** begin Exercise materials **

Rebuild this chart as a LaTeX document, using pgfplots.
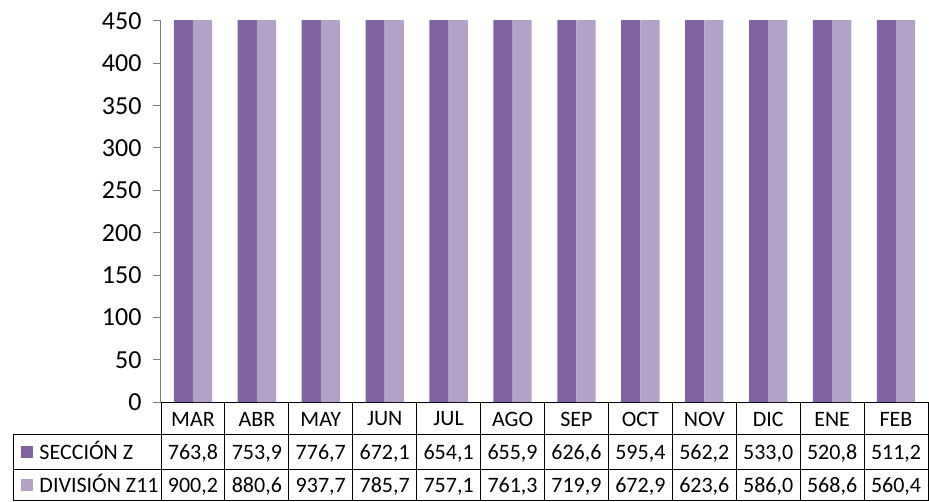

** end Exercise materials **
** begin Exercise materials **

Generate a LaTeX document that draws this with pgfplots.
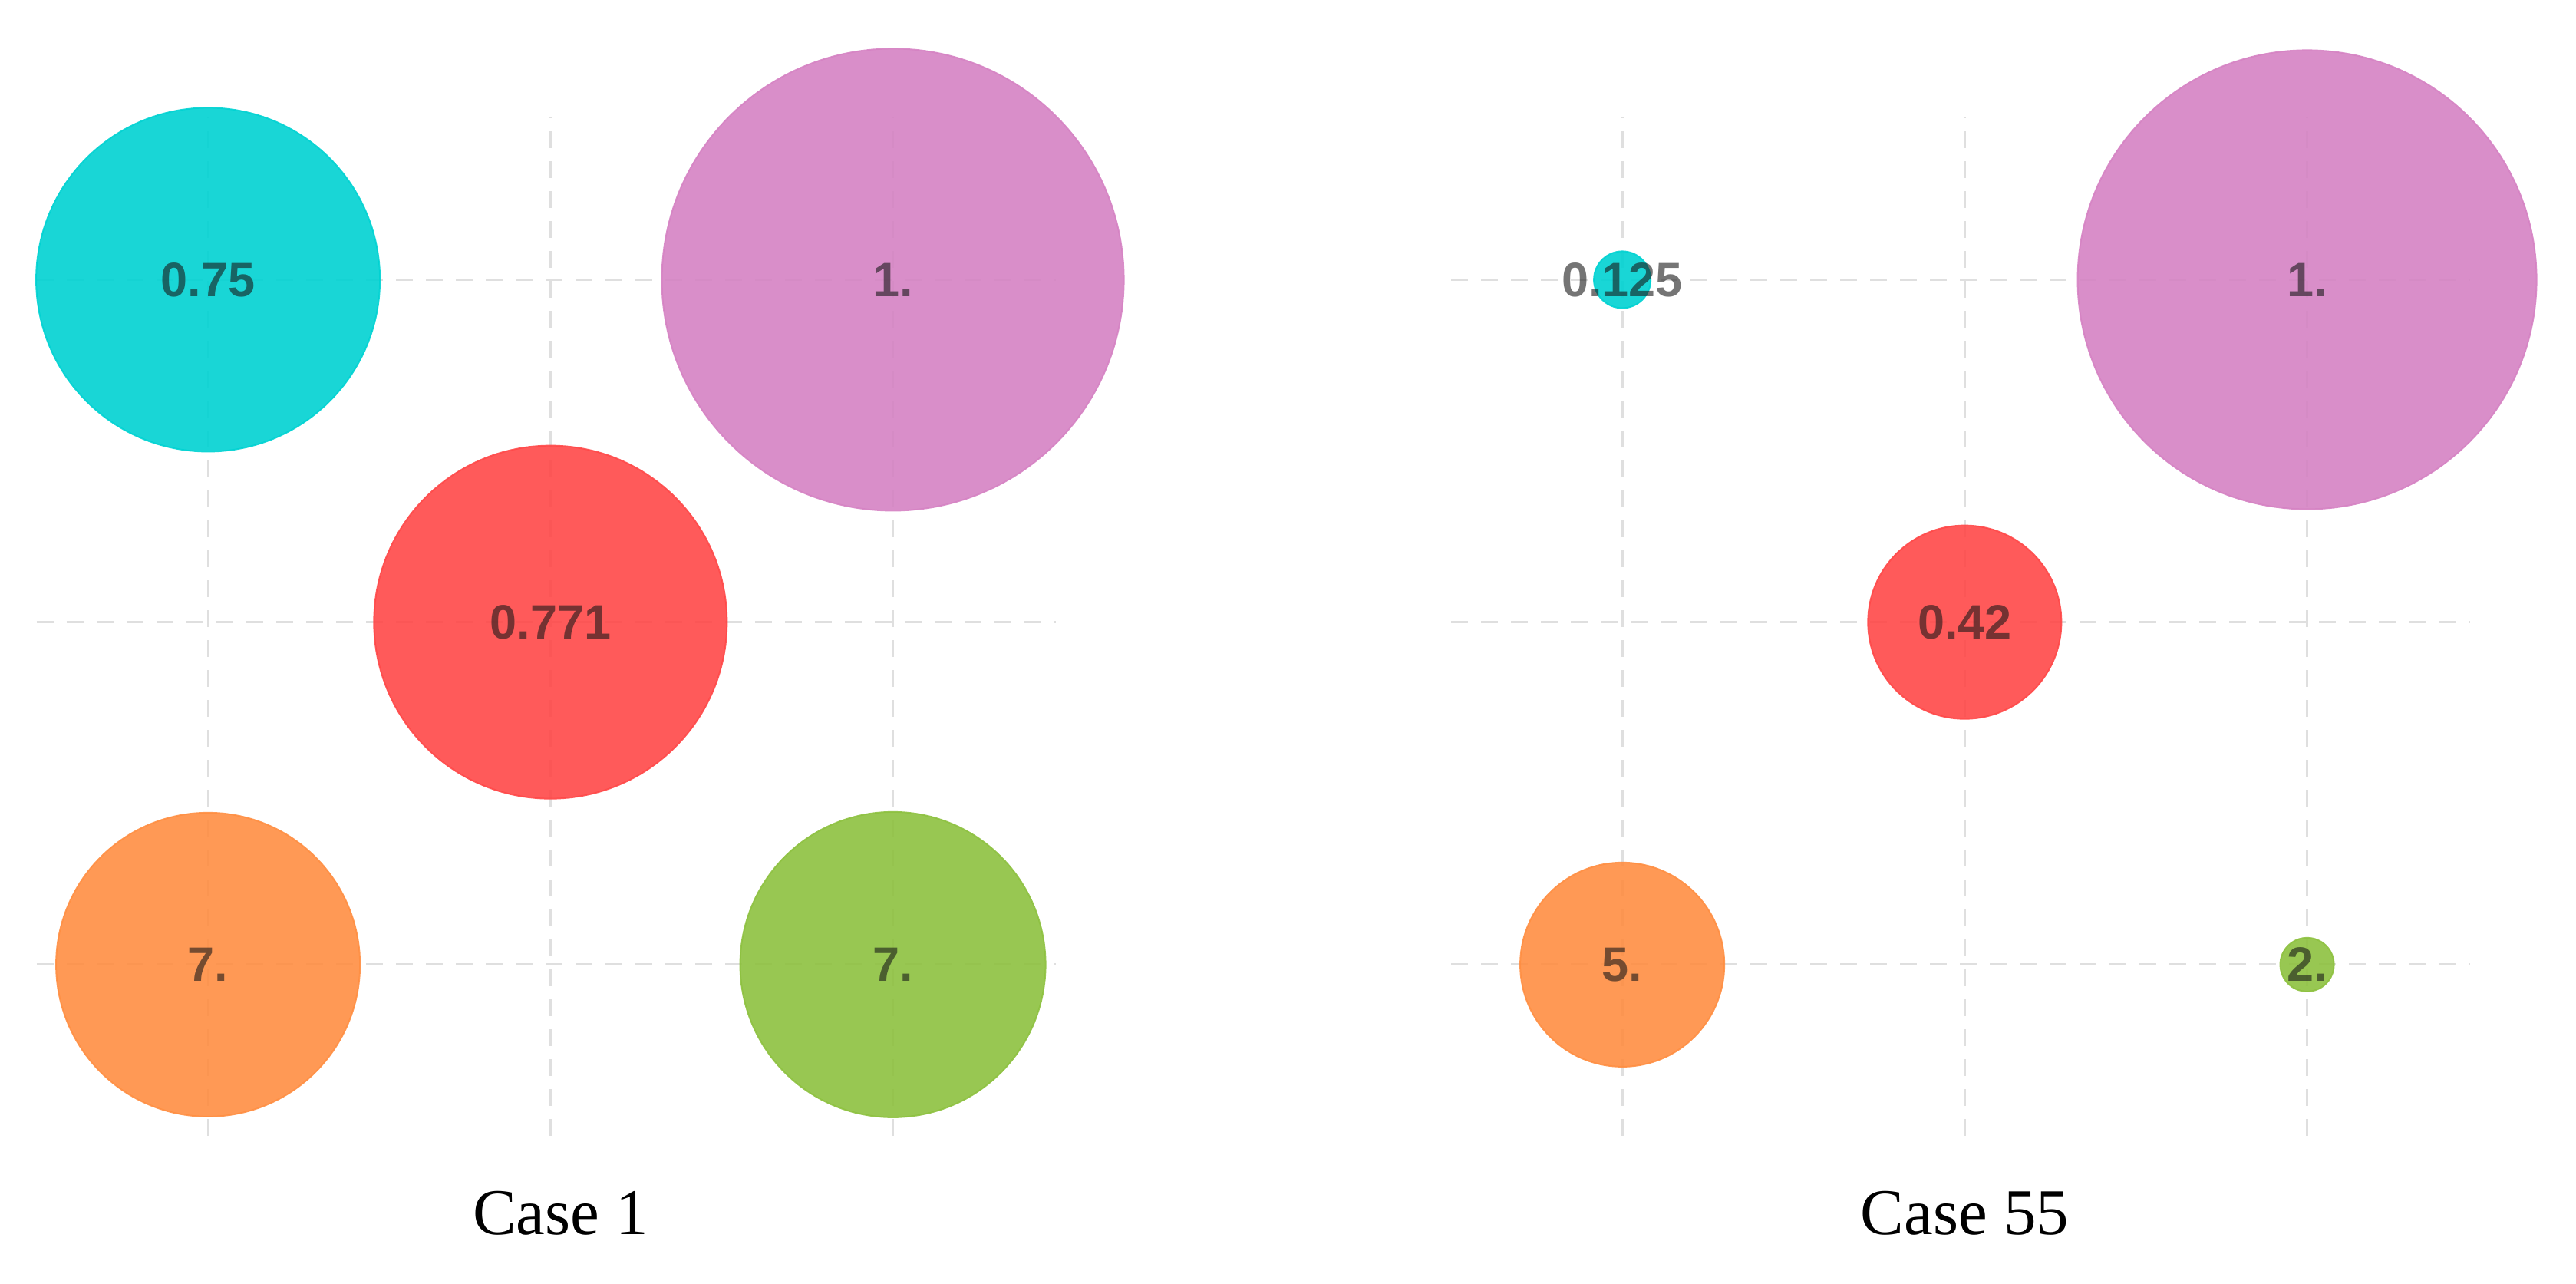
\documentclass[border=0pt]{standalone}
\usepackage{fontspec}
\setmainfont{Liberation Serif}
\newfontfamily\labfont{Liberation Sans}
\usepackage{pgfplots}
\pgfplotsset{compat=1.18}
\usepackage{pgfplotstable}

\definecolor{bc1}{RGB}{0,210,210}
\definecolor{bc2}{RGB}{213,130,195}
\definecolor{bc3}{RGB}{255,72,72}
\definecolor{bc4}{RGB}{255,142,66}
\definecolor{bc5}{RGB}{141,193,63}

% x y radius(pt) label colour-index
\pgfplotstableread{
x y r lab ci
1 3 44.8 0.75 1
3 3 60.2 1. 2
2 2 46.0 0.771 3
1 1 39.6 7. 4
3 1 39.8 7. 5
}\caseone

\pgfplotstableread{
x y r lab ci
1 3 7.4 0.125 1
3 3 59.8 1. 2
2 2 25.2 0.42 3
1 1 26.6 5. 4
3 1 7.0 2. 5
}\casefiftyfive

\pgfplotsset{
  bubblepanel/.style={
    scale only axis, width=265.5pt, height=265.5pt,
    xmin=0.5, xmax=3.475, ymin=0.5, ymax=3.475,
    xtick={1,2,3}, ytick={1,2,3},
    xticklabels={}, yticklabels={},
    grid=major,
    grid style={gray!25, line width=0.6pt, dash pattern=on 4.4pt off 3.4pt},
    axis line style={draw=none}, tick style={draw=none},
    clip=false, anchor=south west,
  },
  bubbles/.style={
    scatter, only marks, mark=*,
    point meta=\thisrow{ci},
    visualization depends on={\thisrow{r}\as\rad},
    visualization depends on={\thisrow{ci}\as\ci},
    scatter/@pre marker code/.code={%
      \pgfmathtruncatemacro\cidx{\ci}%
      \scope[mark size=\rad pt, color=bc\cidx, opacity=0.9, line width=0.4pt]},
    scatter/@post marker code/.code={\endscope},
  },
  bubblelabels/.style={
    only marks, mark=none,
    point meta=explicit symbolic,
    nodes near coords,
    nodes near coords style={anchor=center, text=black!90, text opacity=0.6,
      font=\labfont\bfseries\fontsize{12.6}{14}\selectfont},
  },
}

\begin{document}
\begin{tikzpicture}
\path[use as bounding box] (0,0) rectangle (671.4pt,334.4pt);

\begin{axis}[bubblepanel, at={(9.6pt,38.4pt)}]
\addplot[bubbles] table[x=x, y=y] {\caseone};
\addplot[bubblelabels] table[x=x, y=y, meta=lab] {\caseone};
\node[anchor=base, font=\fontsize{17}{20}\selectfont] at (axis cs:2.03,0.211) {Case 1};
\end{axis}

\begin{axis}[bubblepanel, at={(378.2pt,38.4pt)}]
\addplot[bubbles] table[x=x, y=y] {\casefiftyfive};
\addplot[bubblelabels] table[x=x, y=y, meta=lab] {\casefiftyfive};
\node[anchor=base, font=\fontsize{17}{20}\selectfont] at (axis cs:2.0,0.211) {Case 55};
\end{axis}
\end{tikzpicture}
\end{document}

** end Exercise materials **

**What needs to be done:** Read through the entries and copy each line in which "LaTeX" appears.

**Answer to this task:**
Rebuild this chart as a LaTeX document, using pgfplots.
Generate a LaTeX document that draws this with pgfplots.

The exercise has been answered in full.